## Given instruction
Leave out the images; return the rest of the data exactly.

## Records
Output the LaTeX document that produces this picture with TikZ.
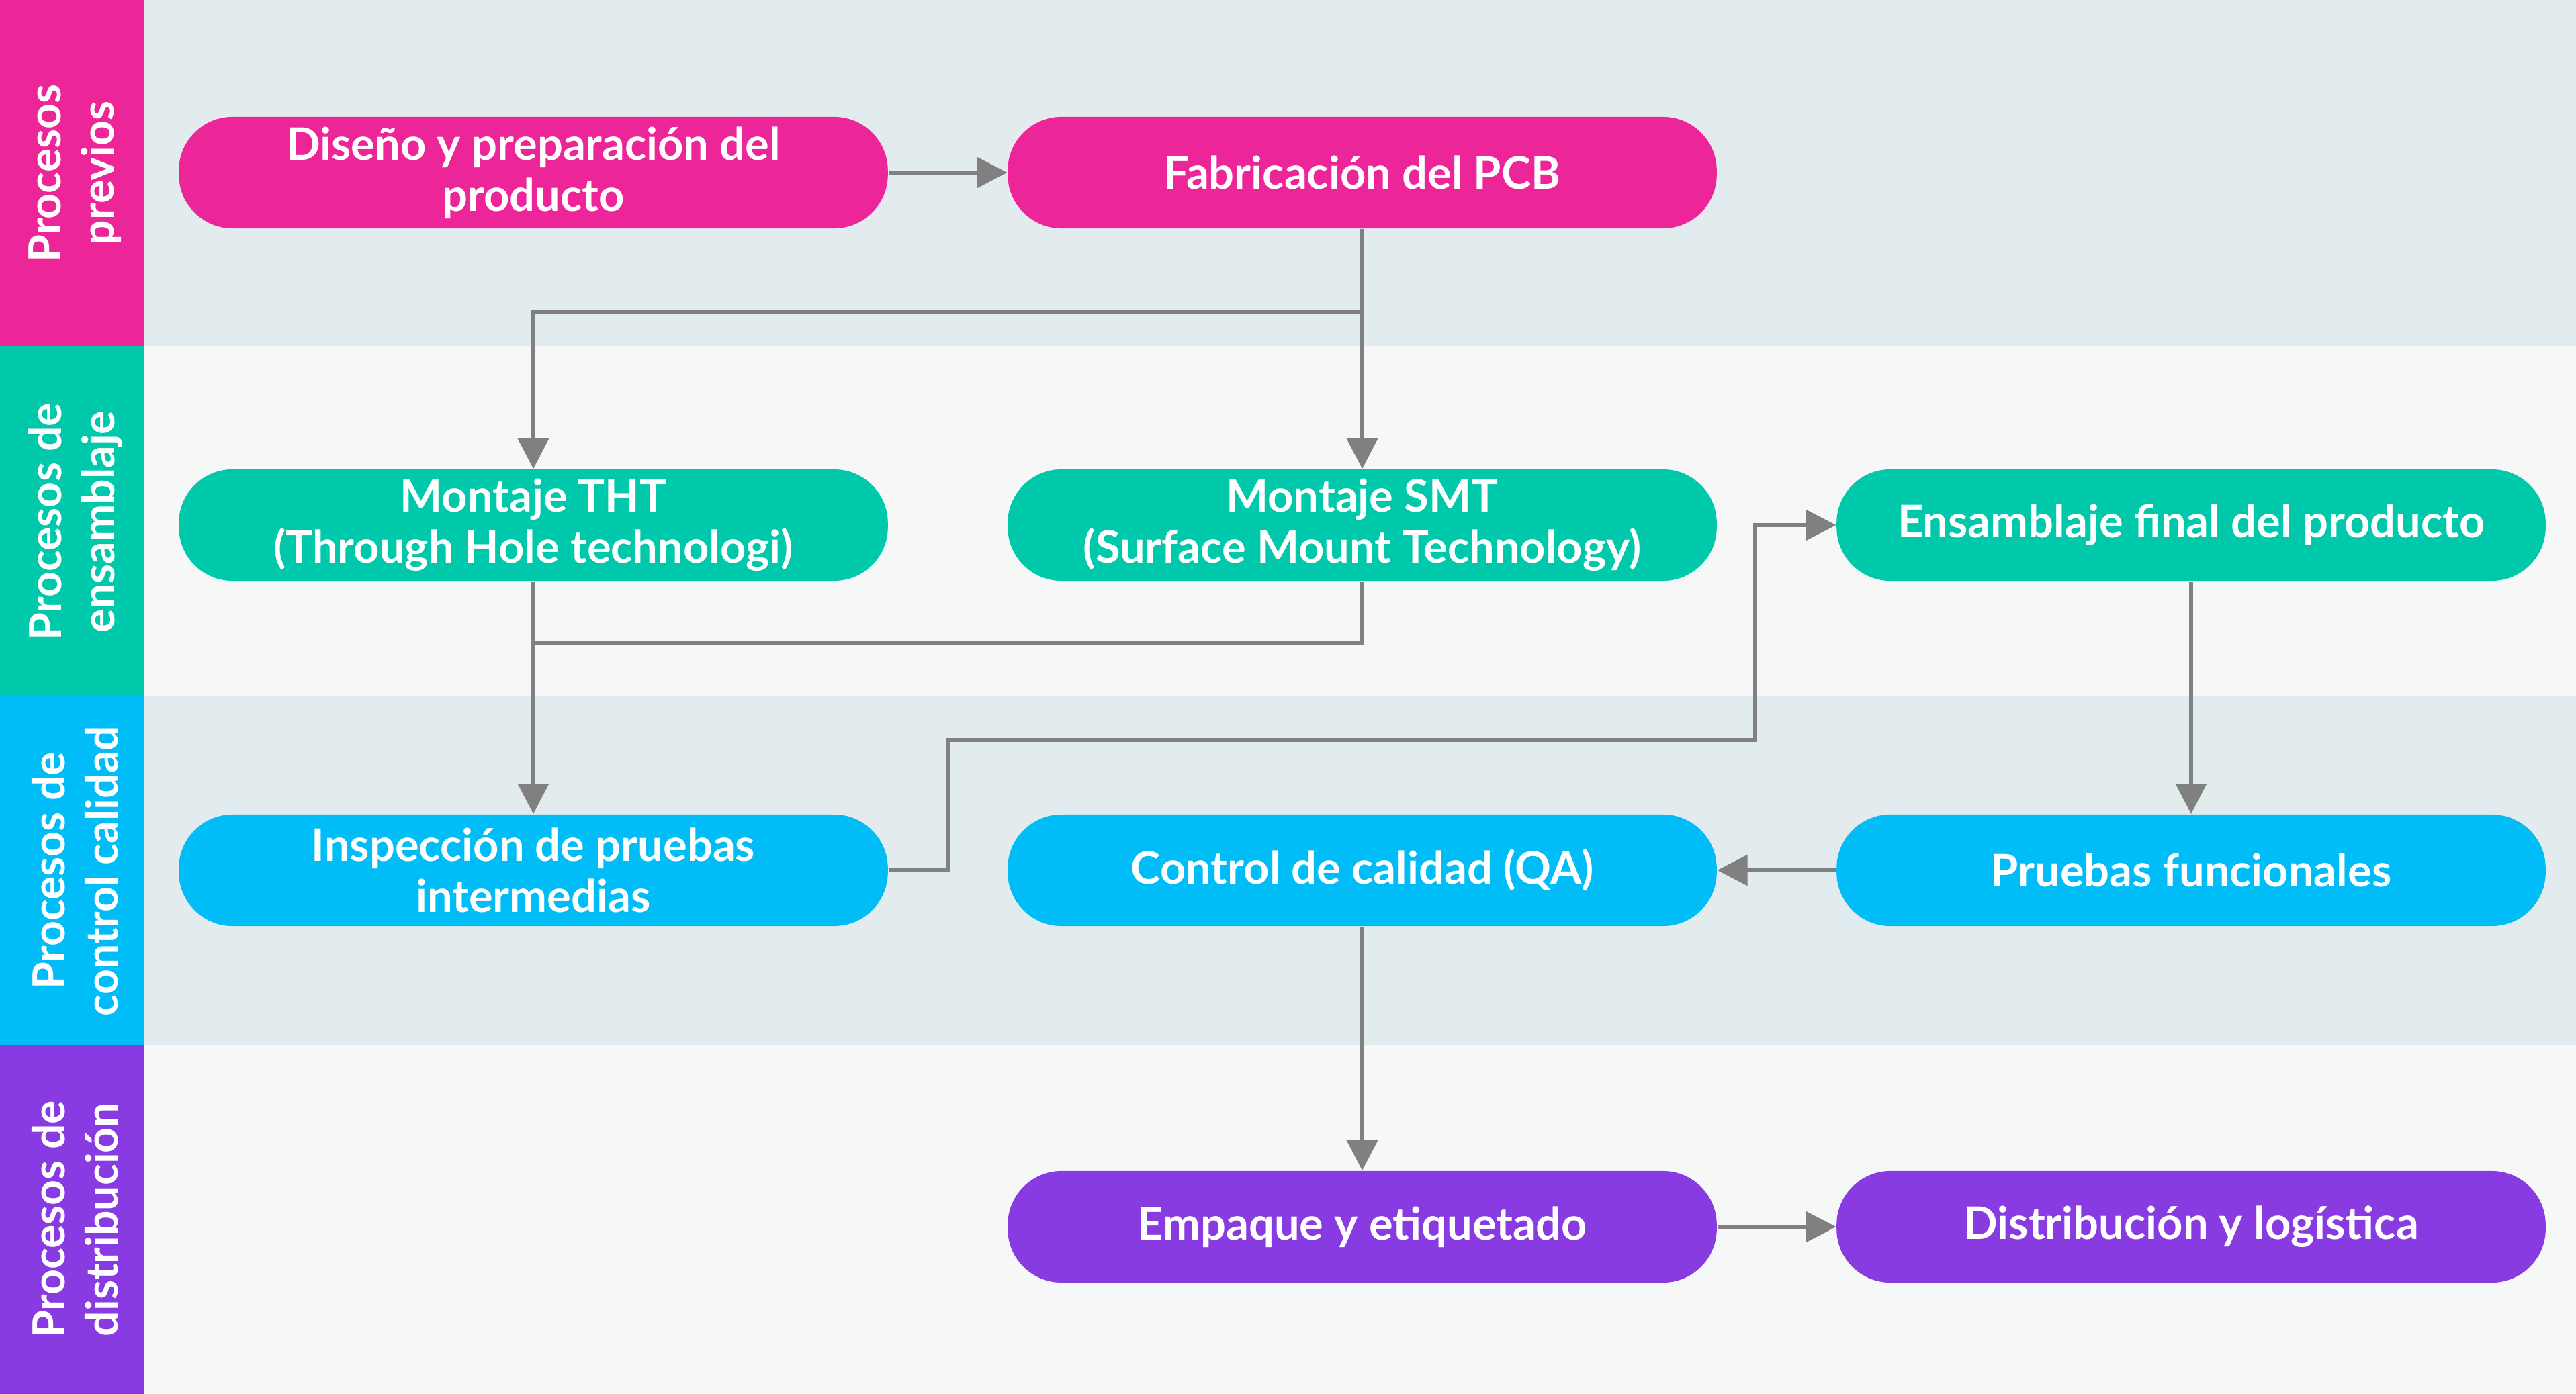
\documentclass[tikz,border=0pt]{standalone}
\usepackage{fontspec}
\setmainfont{Lato}
\usetikzlibrary{arrows.meta}
\definecolor{cpink}{HTML}{EC2699}
\definecolor{cteal}{HTML}{00C8AA}
\definecolor{ccyan}{HTML}{00BCF7}
\definecolor{cpurp}{HTML}{883BE0}
\definecolor{laneA}{HTML}{E2EBEE}
\definecolor{laneB}{HTML}{F6F8F8}
\definecolor{cline}{HTML}{808080}
\tikzset{
  proc/.style={rounded corners=0.8cm, minimum width=10.55cm, minimum height=1.66cm,
    text=white, align=center, font=\fontsize{19}{21.5}\selectfont\bfseries, inner sep=0pt},
  lanelabel/.style={rotate=90, text=white, align=center,
    font=\fontsize{18.8}{22.5}\selectfont\bfseries},
  conn/.style={draw=cline, line width=0.06cm, -{Triangle[length=0.45cm,width=0.45cm]}},
  plain/.style={draw=cline, line width=0.06cm},
}
\begin{document}
\begin{tikzpicture}[x=0.01cm,y=-0.01cm]
\useasboundingbox (0,0) rectangle (3835,2076);
% lanes
\fill[laneA] (214,0) rectangle (3835,516);
\fill[laneB] (214,516) rectangle (3835,1037);
\fill[laneA] (214,1037) rectangle (3835,1556);
\fill[laneB] (214,1556) rectangle (3835,2076);
\fill[cpink] (0,0) rectangle (214,516);
\fill[cteal] (0,516) rectangle (214,1037);
\fill[ccyan] (0,1037) rectangle (214,1556);
\fill[cpurp] (0,1556) rectangle (214,2076);
\node[lanelabel] (L1) at (112,258) {Procesos\\previos};
\node[lanelabel] (L2) at (112,777) {Procesos de\\ensamblaje};
\node[lanelabel] (L3) at (112,1297) {Procesos de\\control calidad};
\node[lanelabel] (L4) at (112,1816) {Procesos de\\distribución};
% nodes
\node[proc, fill=cpink] (dis) at (794,257) {Diseño y preparación del\\producto};
\node[proc, fill=cpink] (fab) at (2028,257) {Fabricación del PCB};
\node[proc, fill=cteal] (tht) at (794,782) {Montaje THT\\(Through Hole technologi)};
\node[proc, fill=cteal] (smt) at (2028,782) {Montaje SMT\\(Surface Mount Technology)};
\node[proc, fill=cteal] (ens) at (3262,782) {Ensamblaje final del producto};
\node[proc, fill=ccyan] (ins) at (794,1296) {Inspección de pruebas\\intermedias};
\node[proc, fill=ccyan] (qa) at (2028,1296) {Control de calidad (QA)};
\node[proc, fill=ccyan] (pru) at (3262,1296) {Pruebas funcionales};
\node[proc, fill=cpurp] (emp) at (2028,1827) {Empaque y etiquetado};
\node[proc, fill=cpurp] (dist) at (3262,1827) {Distribución y logística};
% connectors
\coordinate (j1) at (2028,465);
\coordinate (j2) at (794,958);
\draw[conn] (dis) -- (fab);
\draw[conn] (fab) -- (smt);
\draw[conn] (j1) -| (tht);
\draw[conn] (tht) -- (ins);
\draw[plain] (smt.south) |- (j2);
\draw[conn] (ins.east) -- (1411,1296) -- (1411,1102) -- (2613,1102) -- (2613,782) -- (ens.west);
\draw[conn] (ens) -- (pru);
\draw[conn] (pru) -- (qa);
\draw[conn] (qa) -- (emp);
\draw[conn] (emp) -- (dist);
\end{tikzpicture}
\end{document}
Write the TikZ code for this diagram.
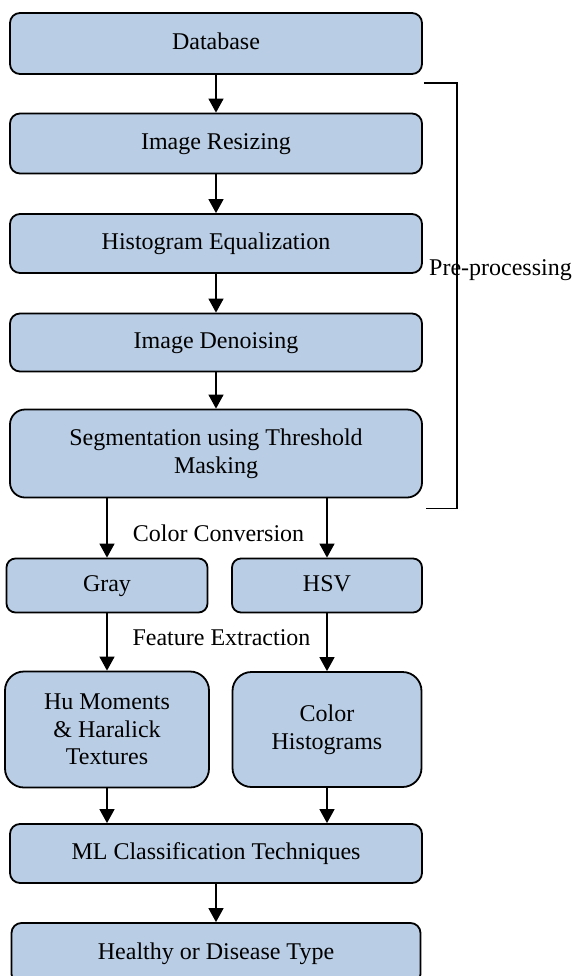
\documentclass[tikz,border=0pt]{standalone}
\usepackage{fontspec}
\setmainfont{Liberation Serif}
\usetikzlibrary{arrows.meta,positioning,shapes}
\definecolor{boxblue}{RGB}{185,205,229}
\tikzset{
  block/.style={draw=black, line width=0.9pt, fill=boxblue, rounded corners=5pt,
    minimum width=206pt, minimum height=30pt, inner sep=0pt, align=center,
    font=\fontsize{12}{13.8}\selectfont},
  oneline/.style={text height=8.5pt, text depth=3pt},
  tag/.style={inner sep=0pt, font=\fontsize{12}{13.8}\selectfont},
  flow/.style={-{Triangle[length=7pt,width=7.5pt]}, line width=0.7pt}
}

\begin{document}
\begin{tikzpicture}[node distance=50pt,on grid,auto]
   \useasboundingbox (0,0) rectangle (286.5pt,-488pt);
   \node [block, oneline, minimum height=30.5pt] (db) at (108pt,-21.75pt) {Database};
   \node [block, oneline] (resize) [below=of db] {Image Resizing};
   \node [block, oneline, minimum height=29.5pt] (histeq) [below=of resize] {Histogram Equalization};
   \node [block, oneline, minimum height=29pt] (denoise) [below=49.5pt of histeq] {Image Denoising};
   \node [block, minimum height=44pt, rounded corners=7.5pt] (seg) [below=55.5pt of denoise] {Segmentation using Threshold\\ Masking};
   \node [block, oneline, minimum width=100.5pt, minimum height=27pt, rounded corners=4.5pt] (gray) [below left=66pt and 54.5pt of seg] {Gray};
   \node [block, oneline, minimum width=95pt, minimum height=27pt, rounded corners=4.5pt] (hsv) [below right=66pt and 55.5pt of seg] {HSV};
   \node [block, minimum width=102pt, minimum height=58pt, rounded corners=9.5pt] (hu) [below=72pt of gray] {Hu Moments\\ \& Haralick\\ Textures};
   \node [block, minimum width=94.5pt, minimum height=57.5pt, rounded corners=9.5pt] (colhist) [below=72pt of hsv] {Color\\ Histograms};
   \node [block, oneline, minimum height=29.5pt] (ml) [below=200pt of seg] {ML Classification Techniques};
   \node [block, oneline, minimum width=204.5pt, minimum height=30.5pt] (healthy) [below=of ml] {Healthy or Disease Type};

   % labels
   \node [tag] (conv) [below=40pt of seg, xshift=1.25pt] {Color Conversion};
   \node [tag] (feat) [below=52pt of conv, xshift=1.5pt] {Feature Extraction};
   \node [tag] (pre) at (250.25pt,-135pt) {Pre-processing};

   % bracket
   \coordinate (brtop) at ([shift={(0.5pt,-4pt)}]db.south east);
   \coordinate (brbot) at ([shift={(1.5pt,-5pt)}]seg.south east);
   \draw [line width=0.6pt] (brtop) -- ++(16.5pt,0) |- (brbot);

    \path [flow]
    (db) edge (resize)
    (resize) edge (histeq)
    (histeq) edge (denoise)
    (denoise) edge (seg)
    (gray.north |- seg.south) edge (gray)
    (hsv.north |- seg.south) edge (hsv)
    (gray) edge (gray.south |- hu.north)
    (hsv) edge (colhist)
    (hu) edge (hu.south |- ml.north)
    (colhist) edge (colhist.south |- ml.north)
    (ml) edge (healthy);
\end{tikzpicture}
\end{document}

## Written response
Output the LaTeX document that produces this picture with TikZ.
\documentclass[tikz,border=0pt]{standalone}
\usepackage{fontspec}
\setmainfont{Lato}
\usetikzlibrary{arrows.meta}
\definecolor{cpink}{HTML}{EC2699}
\definecolor{cteal}{HTML}{00C8AA}
\definecolor{ccyan}{HTML}{00BCF7}
\definecolor{cpurp}{HTML}{883BE0}
\definecolor{laneA}{HTML}{E2EBEE}
\definecolor{laneB}{HTML}{F6F8F8}
\definecolor{cline}{HTML}{808080}
\tikzset{
  proc/.style={rounded corners=0.8cm, minimum width=10.55cm, minimum height=1.66cm,
    text=white, align=center, font=\fontsize{19}{21.5}\selectfont\bfseries, inner sep=0pt},
  lanelabel/.style={rotate=90, text=white, align=center,
    font=\fontsize{18.8}{22.5}\selectfont\bfseries},
  conn/.style={draw=cline, line width=0.06cm, -{Triangle[length=0.45cm,width=0.45cm]}},
  plain/.style={draw=cline, line width=0.06cm},
}
\begin{document}
\begin{tikzpicture}[x=0.01cm,y=-0.01cm]
\useasboundingbox (0,0) rectangle (3835,2076);
% lanes
\fill[laneA] (214,0) rectangle (3835,516);
\fill[laneB] (214,516) rectangle (3835,1037);
\fill[laneA] (214,1037) rectangle (3835,1556);
\fill[laneB] (214,1556) rectangle (3835,2076);
\fill[cpink] (0,0) rectangle (214,516);
\fill[cteal] (0,516) rectangle (214,1037);
\fill[ccyan] (0,1037) rectangle (214,1556);
\fill[cpurp] (0,1556) rectangle (214,2076);
\node[lanelabel] (L1) at (112,258) {Procesos\\previos};
\node[lanelabel] (L2) at (112,777) {Procesos de\\ensamblaje};
\node[lanelabel] (L3) at (112,1297) {Procesos de\\control calidad};
\node[lanelabel] (L4) at (112,1816) {Procesos de\\distribución};
% nodes
\node[proc, fill=cpink] (dis) at (794,257) {Diseño y preparación del\\producto};
\node[proc, fill=cpink] (fab) at (2028,257) {Fabricación del PCB};
\node[proc, fill=cteal] (tht) at (794,782) {Montaje THT\\(Through Hole technologi)};
\node[proc, fill=cteal] (smt) at (2028,782) {Montaje SMT\\(Surface Mount Technology)};
\node[proc, fill=cteal] (ens) at (3262,782) {Ensamblaje final del producto};
\node[proc, fill=ccyan] (ins) at (794,1296) {Inspección de pruebas\\intermedias};
\node[proc, fill=ccyan] (qa) at (2028,1296) {Control de calidad (QA)};
\node[proc, fill=ccyan] (pru) at (3262,1296) {Pruebas funcionales};
\node[proc, fill=cpurp] (emp) at (2028,1827) {Empaque y etiquetado};
\node[proc, fill=cpurp] (dist) at (3262,1827) {Distribución y logística};
% connectors
\coordinate (j1) at (2028,465);
\coordinate (j2) at (794,958);
\draw[conn] (dis) -- (fab);
\draw[conn] (fab) -- (smt);
\draw[conn] (j1) -| (tht);
\draw[conn] (tht) -- (ins);
\draw[plain] (smt.south) |- (j2);
\draw[conn] (ins.east) -- (1411,1296) -- (1411,1102) -- (2613,1102) -- (2613,782) -- (ens.west);
\draw[conn] (ens) -- (pru);
\draw[conn] (pru) -- (qa);
\draw[conn] (qa) -- (emp);
\draw[conn] (emp) -- (dist);
\end{tikzpicture}
\end{document}
Write the TikZ code for this diagram.
\documentclass[tikz,border=0pt]{standalone}
\usepackage{fontspec}
\setmainfont{Liberation Serif}
\usetikzlibrary{arrows.meta,positioning,shapes}
\definecolor{boxblue}{RGB}{185,205,229}
\tikzset{
  block/.style={draw=black, line width=0.9pt, fill=boxblue, rounded corners=5pt,
    minimum width=206pt, minimum height=30pt, inner sep=0pt, align=center,
    font=\fontsize{12}{13.8}\selectfont},
  oneline/.style={text height=8.5pt, text depth=3pt},
  tag/.style={inner sep=0pt, font=\fontsize{12}{13.8}\selectfont},
  flow/.style={-{Triangle[length=7pt,width=7.5pt]}, line width=0.7pt}
}

\begin{document}
\begin{tikzpicture}[node distance=50pt,on grid,auto]
   \useasboundingbox (0,0) rectangle (286.5pt,-488pt);
   \node [block, oneline, minimum height=30.5pt] (db) at (108pt,-21.75pt) {Database};
   \node [block, oneline] (resize) [below=of db] {Image Resizing};
   \node [block, oneline, minimum height=29.5pt] (histeq) [below=of resize] {Histogram Equalization};
   \node [block, oneline, minimum height=29pt] (denoise) [below=49.5pt of histeq] {Image Denoising};
   \node [block, minimum height=44pt, rounded corners=7.5pt] (seg) [below=55.5pt of denoise] {Segmentation using Threshold\\ Masking};
   \node [block, oneline, minimum width=100.5pt, minimum height=27pt, rounded corners=4.5pt] (gray) [below left=66pt and 54.5pt of seg] {Gray};
   \node [block, oneline, minimum width=95pt, minimum height=27pt, rounded corners=4.5pt] (hsv) [below right=66pt and 55.5pt of seg] {HSV};
   \node [block, minimum width=102pt, minimum height=58pt, rounded corners=9.5pt] (hu) [below=72pt of gray] {Hu Moments\\ \& Haralick\\ Textures};
   \node [block, minimum width=94.5pt, minimum height=57.5pt, rounded corners=9.5pt] (colhist) [below=72pt of hsv] {Color\\ Histograms};
   \node [block, oneline, minimum height=29.5pt] (ml) [below=200pt of seg] {ML Classification Techniques};
   \node [block, oneline, minimum width=204.5pt, minimum height=30.5pt] (healthy) [below=of ml] {Healthy or Disease Type};

   % labels
   \node [tag] (conv) [below=40pt of seg, xshift=1.25pt] {Color Conversion};
   \node [tag] (feat) [below=52pt of conv, xshift=1.5pt] {Feature Extraction};
   \node [tag] (pre) at (250.25pt,-135pt) {Pre-processing};

   % bracket
   \coordinate (brtop) at ([shift={(0.5pt,-4pt)}]db.south east);
   \coordinate (brbot) at ([shift={(1.5pt,-5pt)}]seg.south east);
   \draw [line width=0.6pt] (brtop) -- ++(16.5pt,0) |- (brbot);

    \path [flow]
    (db) edge (resize)
    (resize) edge (histeq)
    (histeq) edge (denoise)
    (denoise) edge (seg)
    (gray.north |- seg.south) edge (gray)
    (hsv.north |- seg.south) edge (hsv)
    (gray) edge (gray.south |- hu.north)
    (hsv) edge (colhist)
    (hu) edge (hu.south |- ml.north)
    (colhist) edge (colhist.south |- ml.north)
    (ml) edge (healthy);
\end{tikzpicture}
\end{document}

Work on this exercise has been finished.